WHAT IS REQUIRED » Scan the data below and pick out the lines containing the word "code".

>> start MATERIAL TO PROCESS

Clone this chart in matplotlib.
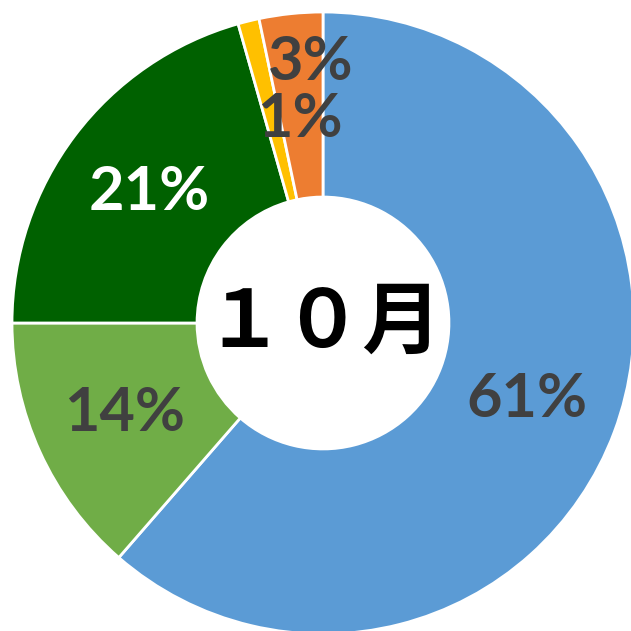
import matplotlib.pyplot as plt

# share of each category (clockwise from 12 o'clock)
labels = ['A', 'B', 'C', 'D', 'E']
shares = [61.4, 13.6, 20.6, 1.1, 3.3]
colors = ['#5B9BD5', '#70AD47', '#006100', '#FFC000', '#ED7D31']
pct_colors = ['#404040', '#404040', 'white', '#404040', '#404040']
center_label = '１０月'

fig = plt.figure(figsize=(6.31, 6.31), dpi=100)
ax = fig.add_axes([0, 0, 1, 1])

wedges, texts, autotexts = ax.pie(
    shares, colors=colors, startangle=90, counterclock=False,
    radius=1.0, pctdistance=0.70,
    autopct=lambda p: '%d%%' % round(p),
    wedgeprops=dict(width=0.595, edgecolor='white', linewidth=2),
    textprops=dict(fontsize=44, fontweight='bold',
                   family=['Lato', 'DejaVu Sans']))

for t, c in zip(autotexts, pct_colors):
    t.set_color(c)

# small slices: labels nudged up like in the original
autotexts[4].set_position((-0.04, 0.84))
autotexts[3].set_position((-0.075, 0.655))

ax.text(0, 0, center_label, ha='center', va='center', fontsize=57,
        fontweight='bold', family=['Noto Sans CJK JP', 'DejaVu Sans'])

ax.set_xlim(-323 / 311, 308 / 311)
ax.set_ylim(-308 / 311, 323 / 311)
ax.set_aspect('equal')
ax.axis('off')

fig.savefig('out.png', dpi=100)
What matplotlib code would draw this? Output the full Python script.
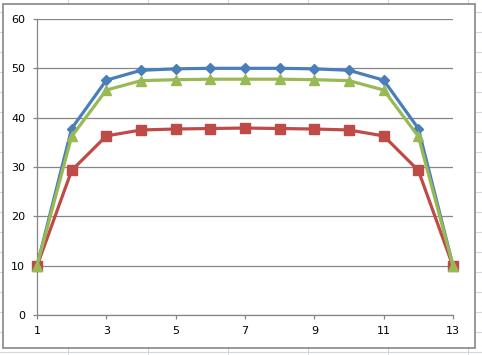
import matplotlib
matplotlib.use("Agg")
import matplotlib.pyplot as plt
from matplotlib.lines import Line2D
from matplotlib.patches import Rectangle

x = list(range(1, 14))
series_blue = [10, 37.8, 47.6, 49.6, 49.9, 50.0, 50.0, 50.0, 49.9, 49.6, 47.6, 37.8, 10]
series_red = [9.9, 29.3, 36.3, 37.5, 37.7, 37.8, 37.9, 37.8, 37.7, 37.5, 36.3, 29.3, 9.9]
series_green = [10, 36.2, 45.6, 47.5, 47.7, 47.8, 47.8, 47.8, 47.7, 47.5, 45.6, 36.2, 10]
x_ticks = [1, 3, 5, 7, 9, 11, 13]
y_ticks = [0, 10, 20, 30, 40, 50, 60]

W, H = 482, 355
fig = plt.figure(figsize=(W / 100, H / 100), dpi=100)
fig.patch.set_facecolor("white")

# faint spreadsheet cell lines behind the chart
cell = "#D0D7E5"
for px in [68, 148, 228, 308, 388, 468]:
    fig.add_artist(Line2D([px / W, px / W], [0, 1], color=cell, lw=0.8, transform=fig.transFigure, zorder=0))
for py in range(12, H, 20):
    fig.add_artist(Line2D([0, 1], [1 - py / H, 1 - py / H], color=cell, lw=0.8, transform=fig.transFigure, zorder=0))

# chart area
fig.add_artist(Rectangle((3 / W, 1 - 348 / H), (475 - 3) / W, (348 - 4) / H,
                         transform=fig.transFigure, facecolor="white",
                         edgecolor="#868686", lw=1.2, zorder=1))

ax = fig.add_axes([37 / W, 1 - 315 / H, (453 - 37) / W, (315 - 19) / H], zorder=2)
ax.set_facecolor("none")

ax.plot(x, series_blue, color="#4A7EBB", lw=2.3, marker="D", markersize=5.5, zorder=3, clip_on=False)
ax.plot(x, series_red, color="#BE4B48", lw=2.3, marker="s", markersize=6.5, zorder=4, clip_on=False)
ax.plot(x, series_green, color="#98B954", lw=2.3, marker="^", markersize=7.2, zorder=5, clip_on=False)

ax.set_xlim(1, 13)
ax.set_ylim(0, 60)
ax.set_xticks(x_ticks)
ax.set_yticks(y_ticks)
ax.set_xticklabels([str(v) for v in x_ticks])
ax.set_yticklabels([str(v) for v in y_ticks])
ax.grid(axis="y", color="#868686", lw=0.9)
ax.set_axisbelow(True)
for s in ["top", "right"]:
    ax.spines[s].set_visible(False)
for s in ["left", "bottom"]:
    ax.spines[s].set_color("#868686")
    ax.spines[s].set_linewidth(0.9)
ax.tick_params(axis="both", colors="#868686", labelcolor="black", labelsize=8, length=3, width=0.9)
ax.tick_params(axis="y", pad=5.5)
ax.tick_params(axis="x", pad=5)

fig.savefig("out.png", dpi=100)
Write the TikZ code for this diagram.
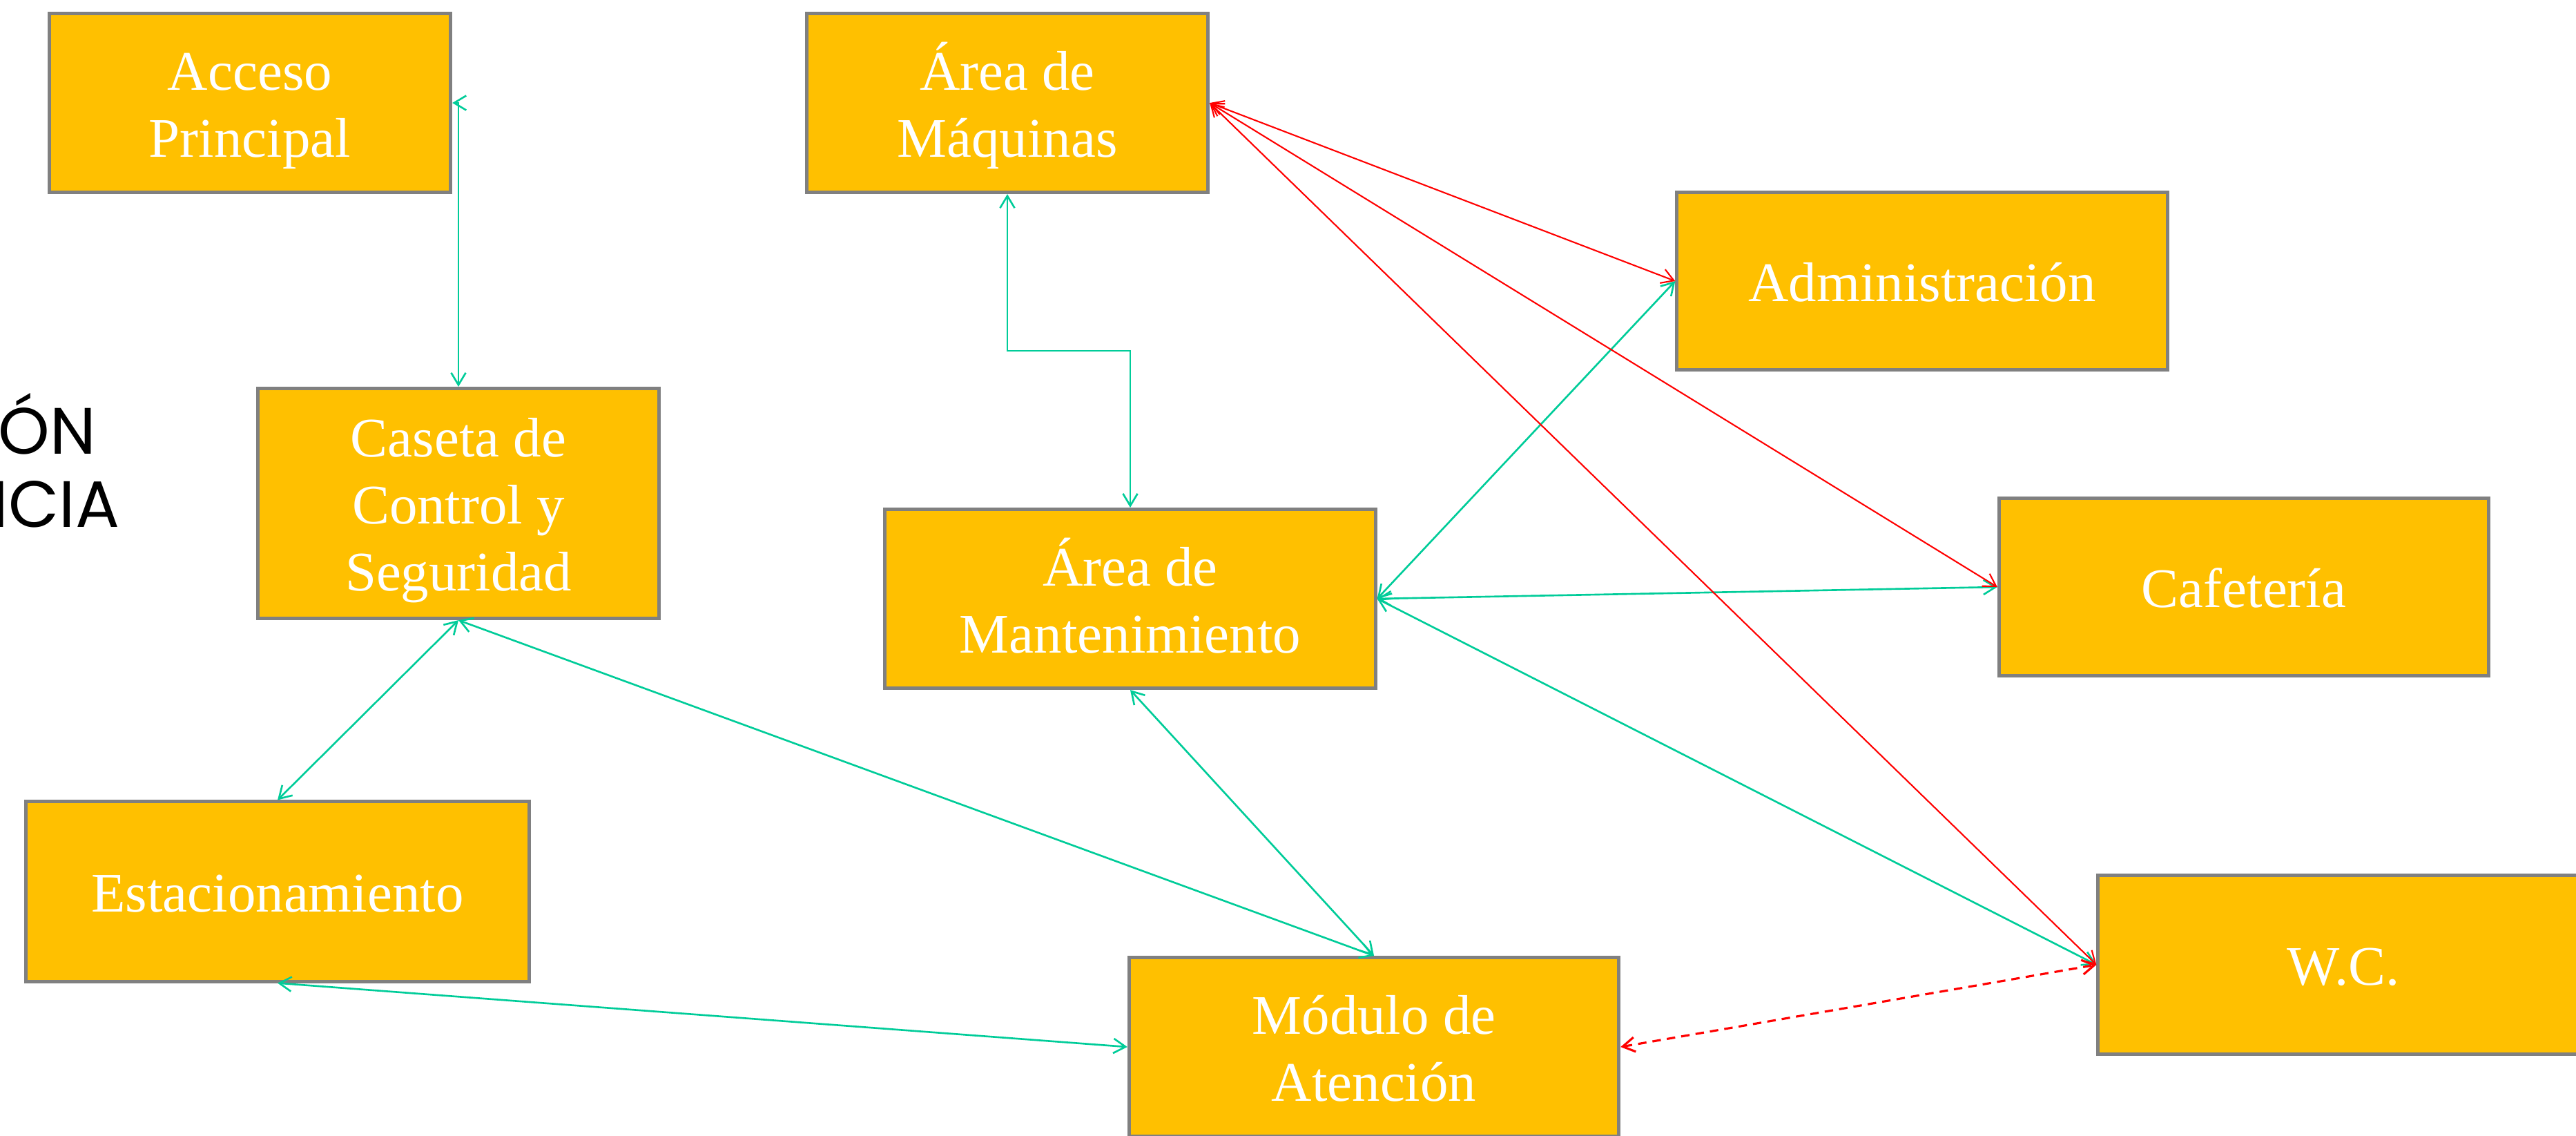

>> end MATERIAL TO PROCESS

RESULT »
What matplotlib code would draw this? Output the full Python script.
Write the TikZ code for this diagram.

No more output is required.